** start of Raw data **
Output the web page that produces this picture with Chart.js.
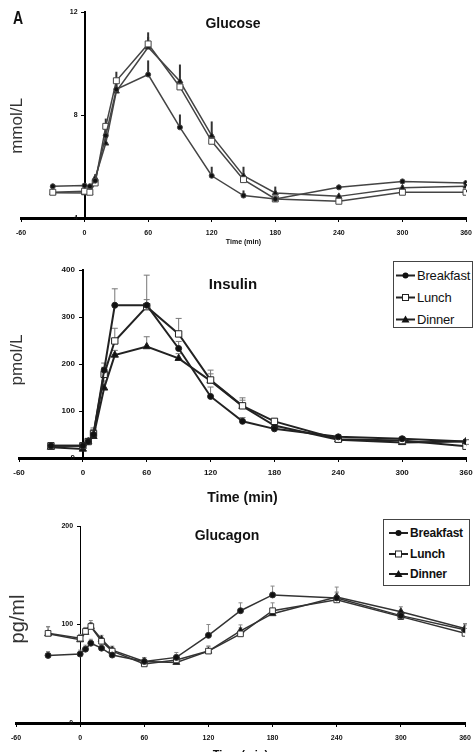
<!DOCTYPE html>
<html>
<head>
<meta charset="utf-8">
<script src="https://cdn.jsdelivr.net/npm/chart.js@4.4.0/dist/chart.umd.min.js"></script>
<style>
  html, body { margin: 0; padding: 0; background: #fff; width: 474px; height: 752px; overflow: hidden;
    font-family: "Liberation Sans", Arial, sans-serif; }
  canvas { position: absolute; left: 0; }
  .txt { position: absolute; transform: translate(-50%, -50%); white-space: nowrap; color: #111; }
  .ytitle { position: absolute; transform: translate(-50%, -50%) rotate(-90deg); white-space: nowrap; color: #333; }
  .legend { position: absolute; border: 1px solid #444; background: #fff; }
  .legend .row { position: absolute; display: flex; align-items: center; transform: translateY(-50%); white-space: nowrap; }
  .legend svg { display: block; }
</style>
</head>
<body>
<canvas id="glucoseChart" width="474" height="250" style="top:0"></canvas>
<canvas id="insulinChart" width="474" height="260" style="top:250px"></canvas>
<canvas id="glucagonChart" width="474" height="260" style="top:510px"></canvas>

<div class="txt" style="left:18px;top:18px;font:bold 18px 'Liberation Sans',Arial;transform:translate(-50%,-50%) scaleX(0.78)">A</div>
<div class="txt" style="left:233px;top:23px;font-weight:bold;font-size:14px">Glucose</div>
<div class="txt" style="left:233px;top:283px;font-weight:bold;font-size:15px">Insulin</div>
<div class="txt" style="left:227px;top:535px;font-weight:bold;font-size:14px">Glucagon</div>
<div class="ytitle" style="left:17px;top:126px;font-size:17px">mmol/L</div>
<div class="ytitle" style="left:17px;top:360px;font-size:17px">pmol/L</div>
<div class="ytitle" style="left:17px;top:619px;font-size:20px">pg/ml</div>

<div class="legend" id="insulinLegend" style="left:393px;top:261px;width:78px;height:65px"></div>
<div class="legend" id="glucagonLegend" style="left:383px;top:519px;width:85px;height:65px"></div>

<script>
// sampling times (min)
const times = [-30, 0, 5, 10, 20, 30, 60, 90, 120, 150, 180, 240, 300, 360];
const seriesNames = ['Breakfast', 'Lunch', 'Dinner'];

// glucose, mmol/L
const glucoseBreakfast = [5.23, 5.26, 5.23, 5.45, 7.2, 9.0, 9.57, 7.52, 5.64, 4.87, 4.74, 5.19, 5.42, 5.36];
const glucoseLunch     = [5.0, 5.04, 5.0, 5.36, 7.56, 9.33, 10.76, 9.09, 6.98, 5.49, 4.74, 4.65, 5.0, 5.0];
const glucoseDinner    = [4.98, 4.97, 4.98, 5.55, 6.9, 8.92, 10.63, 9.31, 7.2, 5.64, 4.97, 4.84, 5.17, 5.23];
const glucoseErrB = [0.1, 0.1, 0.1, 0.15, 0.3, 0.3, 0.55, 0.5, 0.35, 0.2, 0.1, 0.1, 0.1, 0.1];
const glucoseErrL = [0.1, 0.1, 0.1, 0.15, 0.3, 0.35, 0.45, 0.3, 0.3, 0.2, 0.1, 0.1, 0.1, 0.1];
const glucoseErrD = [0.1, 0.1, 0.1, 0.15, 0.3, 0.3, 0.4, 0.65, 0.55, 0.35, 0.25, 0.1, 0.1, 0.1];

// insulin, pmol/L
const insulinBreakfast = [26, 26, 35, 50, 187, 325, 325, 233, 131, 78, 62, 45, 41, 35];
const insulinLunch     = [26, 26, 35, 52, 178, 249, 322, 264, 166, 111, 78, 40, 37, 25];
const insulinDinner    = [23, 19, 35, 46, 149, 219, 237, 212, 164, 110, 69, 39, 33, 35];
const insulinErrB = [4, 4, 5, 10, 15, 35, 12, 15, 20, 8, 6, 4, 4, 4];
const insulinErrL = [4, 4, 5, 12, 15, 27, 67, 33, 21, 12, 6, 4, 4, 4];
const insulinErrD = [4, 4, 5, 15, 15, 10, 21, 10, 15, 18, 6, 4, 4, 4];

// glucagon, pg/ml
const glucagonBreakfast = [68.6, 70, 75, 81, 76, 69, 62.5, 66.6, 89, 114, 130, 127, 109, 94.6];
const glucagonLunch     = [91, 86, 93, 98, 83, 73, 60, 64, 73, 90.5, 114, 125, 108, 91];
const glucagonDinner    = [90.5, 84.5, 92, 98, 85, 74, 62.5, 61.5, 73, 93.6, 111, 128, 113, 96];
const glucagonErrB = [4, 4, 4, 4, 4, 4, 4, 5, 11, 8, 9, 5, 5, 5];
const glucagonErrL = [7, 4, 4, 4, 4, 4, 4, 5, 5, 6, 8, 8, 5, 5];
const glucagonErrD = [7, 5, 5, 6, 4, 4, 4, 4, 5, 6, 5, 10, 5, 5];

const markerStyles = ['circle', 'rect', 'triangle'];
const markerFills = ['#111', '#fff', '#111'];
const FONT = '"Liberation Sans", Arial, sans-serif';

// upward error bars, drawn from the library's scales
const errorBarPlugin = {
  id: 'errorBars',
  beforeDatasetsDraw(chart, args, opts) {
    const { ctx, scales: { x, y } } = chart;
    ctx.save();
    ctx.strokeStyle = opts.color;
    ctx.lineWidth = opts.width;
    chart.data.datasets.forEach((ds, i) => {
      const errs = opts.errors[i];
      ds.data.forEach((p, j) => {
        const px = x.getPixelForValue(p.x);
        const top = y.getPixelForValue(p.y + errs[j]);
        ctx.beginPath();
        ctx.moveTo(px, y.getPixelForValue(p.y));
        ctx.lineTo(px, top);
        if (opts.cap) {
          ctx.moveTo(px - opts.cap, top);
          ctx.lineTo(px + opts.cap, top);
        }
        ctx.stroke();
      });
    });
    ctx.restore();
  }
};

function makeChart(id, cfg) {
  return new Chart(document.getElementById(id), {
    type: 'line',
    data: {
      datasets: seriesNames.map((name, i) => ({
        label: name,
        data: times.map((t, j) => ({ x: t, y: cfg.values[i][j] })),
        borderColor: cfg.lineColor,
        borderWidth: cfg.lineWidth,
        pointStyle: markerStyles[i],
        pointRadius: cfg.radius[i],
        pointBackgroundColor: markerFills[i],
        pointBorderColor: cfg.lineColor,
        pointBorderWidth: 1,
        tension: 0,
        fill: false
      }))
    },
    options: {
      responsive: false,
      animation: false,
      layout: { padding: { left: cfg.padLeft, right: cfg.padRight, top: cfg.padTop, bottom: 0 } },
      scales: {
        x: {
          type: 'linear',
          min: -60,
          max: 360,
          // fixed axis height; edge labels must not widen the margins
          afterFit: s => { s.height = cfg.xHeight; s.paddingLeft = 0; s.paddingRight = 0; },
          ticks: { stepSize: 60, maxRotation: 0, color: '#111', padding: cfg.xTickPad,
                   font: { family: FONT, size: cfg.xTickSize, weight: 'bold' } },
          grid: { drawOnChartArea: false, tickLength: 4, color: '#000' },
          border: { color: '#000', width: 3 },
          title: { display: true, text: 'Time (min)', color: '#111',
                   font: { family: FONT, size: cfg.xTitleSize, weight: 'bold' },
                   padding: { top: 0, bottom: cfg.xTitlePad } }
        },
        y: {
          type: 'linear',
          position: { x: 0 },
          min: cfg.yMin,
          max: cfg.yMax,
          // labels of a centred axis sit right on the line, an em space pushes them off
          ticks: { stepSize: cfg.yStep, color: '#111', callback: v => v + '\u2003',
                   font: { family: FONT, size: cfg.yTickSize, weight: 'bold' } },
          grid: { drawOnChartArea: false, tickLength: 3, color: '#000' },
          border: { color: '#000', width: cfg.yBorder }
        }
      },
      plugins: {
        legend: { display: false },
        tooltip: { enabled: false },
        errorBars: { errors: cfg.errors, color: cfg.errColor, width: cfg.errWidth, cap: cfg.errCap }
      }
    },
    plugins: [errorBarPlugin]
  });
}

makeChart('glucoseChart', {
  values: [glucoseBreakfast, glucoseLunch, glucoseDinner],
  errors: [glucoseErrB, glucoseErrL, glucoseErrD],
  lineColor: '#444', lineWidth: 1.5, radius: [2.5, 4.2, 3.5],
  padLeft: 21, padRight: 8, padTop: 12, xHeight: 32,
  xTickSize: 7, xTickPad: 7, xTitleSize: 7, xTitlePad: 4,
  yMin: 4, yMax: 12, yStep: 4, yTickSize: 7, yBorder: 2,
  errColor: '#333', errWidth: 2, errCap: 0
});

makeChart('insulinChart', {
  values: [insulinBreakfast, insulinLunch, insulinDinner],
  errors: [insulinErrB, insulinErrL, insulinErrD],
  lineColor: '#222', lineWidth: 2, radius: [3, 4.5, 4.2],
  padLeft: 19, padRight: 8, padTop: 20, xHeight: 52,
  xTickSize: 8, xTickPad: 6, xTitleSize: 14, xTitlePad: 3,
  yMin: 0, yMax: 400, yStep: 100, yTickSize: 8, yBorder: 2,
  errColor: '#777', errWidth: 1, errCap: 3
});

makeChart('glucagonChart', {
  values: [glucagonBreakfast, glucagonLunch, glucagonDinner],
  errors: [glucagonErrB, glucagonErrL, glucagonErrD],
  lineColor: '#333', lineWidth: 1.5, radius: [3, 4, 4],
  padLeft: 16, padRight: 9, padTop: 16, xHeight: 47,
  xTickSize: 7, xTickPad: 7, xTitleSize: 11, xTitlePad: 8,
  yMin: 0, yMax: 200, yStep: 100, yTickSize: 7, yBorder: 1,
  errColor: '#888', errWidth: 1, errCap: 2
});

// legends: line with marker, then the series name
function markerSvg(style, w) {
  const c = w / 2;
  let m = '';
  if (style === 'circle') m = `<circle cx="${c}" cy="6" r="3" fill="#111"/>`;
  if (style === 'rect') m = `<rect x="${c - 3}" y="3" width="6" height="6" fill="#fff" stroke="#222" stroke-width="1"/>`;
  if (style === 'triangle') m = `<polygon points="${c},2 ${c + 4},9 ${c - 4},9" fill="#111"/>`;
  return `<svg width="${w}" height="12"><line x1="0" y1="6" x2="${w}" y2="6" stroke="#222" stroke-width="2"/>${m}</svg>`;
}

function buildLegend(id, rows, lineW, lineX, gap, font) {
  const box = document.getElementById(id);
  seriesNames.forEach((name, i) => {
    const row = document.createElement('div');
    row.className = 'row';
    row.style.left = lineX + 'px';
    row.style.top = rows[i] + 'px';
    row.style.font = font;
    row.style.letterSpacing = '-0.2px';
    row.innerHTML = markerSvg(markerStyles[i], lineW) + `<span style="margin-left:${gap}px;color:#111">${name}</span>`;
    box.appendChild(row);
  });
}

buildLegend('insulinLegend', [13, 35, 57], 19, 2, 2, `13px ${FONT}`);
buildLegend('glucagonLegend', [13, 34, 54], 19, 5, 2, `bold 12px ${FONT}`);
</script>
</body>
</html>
** end of Raw data **
- [Job]: Exactly as they appear, print the lines of the listing above from its first line through the line that contains "const seriesNames = ['Breakfast', 'Lunch', 'Dinner'];", minus the pictures.

- [Task response]:
Output the web page that produces this picture with Chart.js.
<!DOCTYPE html>
<html>
<head>
<meta charset="utf-8">
<script src="https://cdn.jsdelivr.net/npm/chart.js@4.4.0/dist/chart.umd.min.js"></script>
<style>
  html, body { margin: 0; padding: 0; background: #fff; width: 474px; height: 752px; overflow: hidden;
    font-family: "Liberation Sans", Arial, sans-serif; }
  canvas { position: absolute; left: 0; }
  .txt { position: absolute; transform: translate(-50%, -50%); white-space: nowrap; color: #111; }
  .ytitle { position: absolute; transform: translate(-50%, -50%) rotate(-90deg); white-space: nowrap; color: #333; }
  .legend { position: absolute; border: 1px solid #444; background: #fff; }
  .legend .row { position: absolute; display: flex; align-items: center; transform: translateY(-50%); white-space: nowrap; }
  .legend svg { display: block; }
</style>
</head>
<body>
<canvas id="glucoseChart" width="474" height="250" style="top:0"></canvas>
<canvas id="insulinChart" width="474" height="260" style="top:250px"></canvas>
<canvas id="glucagonChart" width="474" height="260" style="top:510px"></canvas>

<div class="txt" style="left:18px;top:18px;font:bold 18px 'Liberation Sans',Arial;transform:translate(-50%,-50%) scaleX(0.78)">A</div>
<div class="txt" style="left:233px;top:23px;font-weight:bold;font-size:14px">Glucose</div>
<div class="txt" style="left:233px;top:283px;font-weight:bold;font-size:15px">Insulin</div>
<div class="txt" style="left:227px;top:535px;font-weight:bold;font-size:14px">Glucagon</div>
<div class="ytitle" style="left:17px;top:126px;font-size:17px">mmol/L</div>
<div class="ytitle" style="left:17px;top:360px;font-size:17px">pmol/L</div>
<div class="ytitle" style="left:17px;top:619px;font-size:20px">pg/ml</div>

<div class="legend" id="insulinLegend" style="left:393px;top:261px;width:78px;height:65px"></div>
<div class="legend" id="glucagonLegend" style="left:383px;top:519px;width:85px;height:65px"></div>

<script>
// sampling times (min)
const times = [-30, 0, 5, 10, 20, 30, 60, 90, 120, 150, 180, 240, 300, 360];
const seriesNames = ['Breakfast', 'Lunch', 'Dinner'];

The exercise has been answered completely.